Control the Installation Area

Create an exclusion zone beneath the cable path, anchor points, tensioning equipment, and work-at-height areas. Only essential, authorized personnel should enter during installation, tensioning, testing, adjustment, or dismantling.

Federal rigging rules require equipment used for material handling to be inspected before use during each shift, with defective equipment removed from service. Rules covering suspended loads also emphasize planning routes that reduce worker exposure and keeping personnel clear of fall zones.

Crew responsibilities should be assigned before work begins. Identify who approves the structure, calculates loads, installs the system, verifies hardware, operates the trolley, watches the travel path, controls access, monitors weather, and initiates an emergency stop.

Inspect and Test Before Filming

Inspect and Test Before Filming

Inspect the wire rope for corrosion, broken wires, crushing, kinks, bird-caging, heat damage, abrasion, deformation, and damaged terminations. OSHA requires a competent person to begin a visual inspection of applicable wire rope before each shift of use.

Confirm that fasteners are secured, pins are retained, shackles are correctly oriented, terminations are properly formed, tensioning devices are locked, cables clear sharp edges, and secondary restraints are installed.

Test the system without performers, spectators, or unnecessary crew inside the operating zone. Begin with slow, controlled movement and progress through the complete approved travel path. Test normal stops, communication procedures, operating limits, and the emergency stop under controlled conditions.

Monitor Weather and Changing Site Conditions

Outdoor cable systems may be affected by wind, lightning, rain, ice, heat, cold, soil movement, water intrusion, and temperature-related cable changes. Establish written operating limits using manufacturer requirements and engineering input.

Stop operations when conditions exceed approved limits or when unexpected cable movement, anchor displacement, unusual noise, loss of tension, communication failure, or control problems appear.

After severe weather, impact, overload, emergency stopping, structural modification, or suspected damage, the system should be removed from operation until qualified personnel complete the required reassessment.
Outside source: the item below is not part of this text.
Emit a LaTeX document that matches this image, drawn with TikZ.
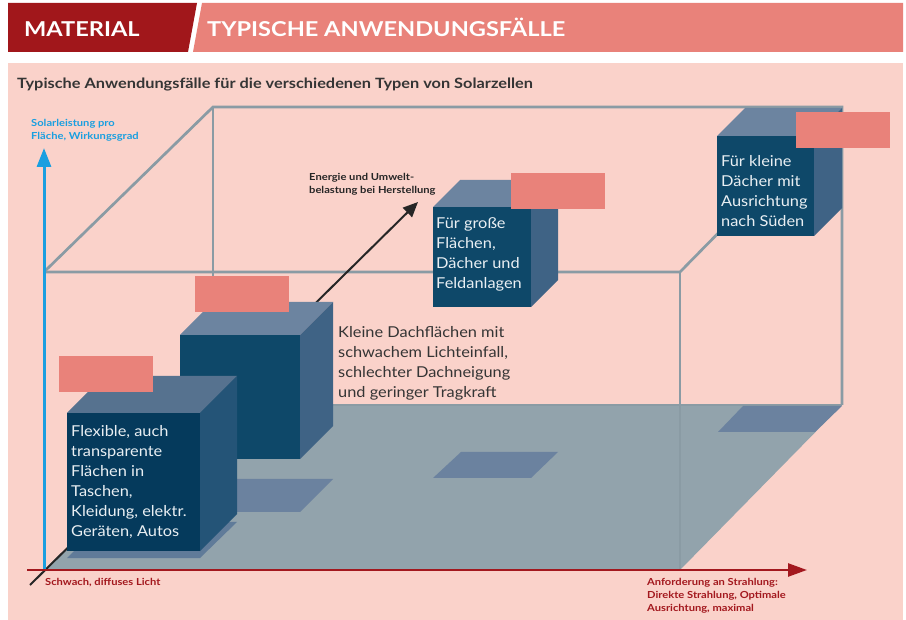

Frequently Asked Questions

1. What is the most important step in a cable camera anchor point installation guide?

The most important step is verifying that the complete structure and load path can safely support calculated static, dynamic, and environmental forces.

2. Can an existing venue rigging point support a cable camera?

Only when its capacity, intended loading direction, condition, documentation, and structural suitability have been verified for the proposed system.

3. Should both cable anchors be identical?

Not necessarily. Each anchorage must be designed for its actual structure, geometry, loading direction, hardware, and calculated forces.

4. How often should the installation be inspected?

Inspect before each operating period and whenever weather, tension, hardware, structure, configuration, or system behavior changes.

Final Safety Perspective

When I plan a cable camera installation, I treat the anchor as part of an engineered system rather than an isolated attachment. I verify the structure, calculate every load, use traceable hardware, separate primary and secondary failure paths, restrict access, test the full route, and define clear shutdown conditions.

The most reliable installation is not the one that merely holds the camera during rehearsal. It is the one that remains controlled when movement, weather, equipment, or human decisions do not proceed exactly as expected.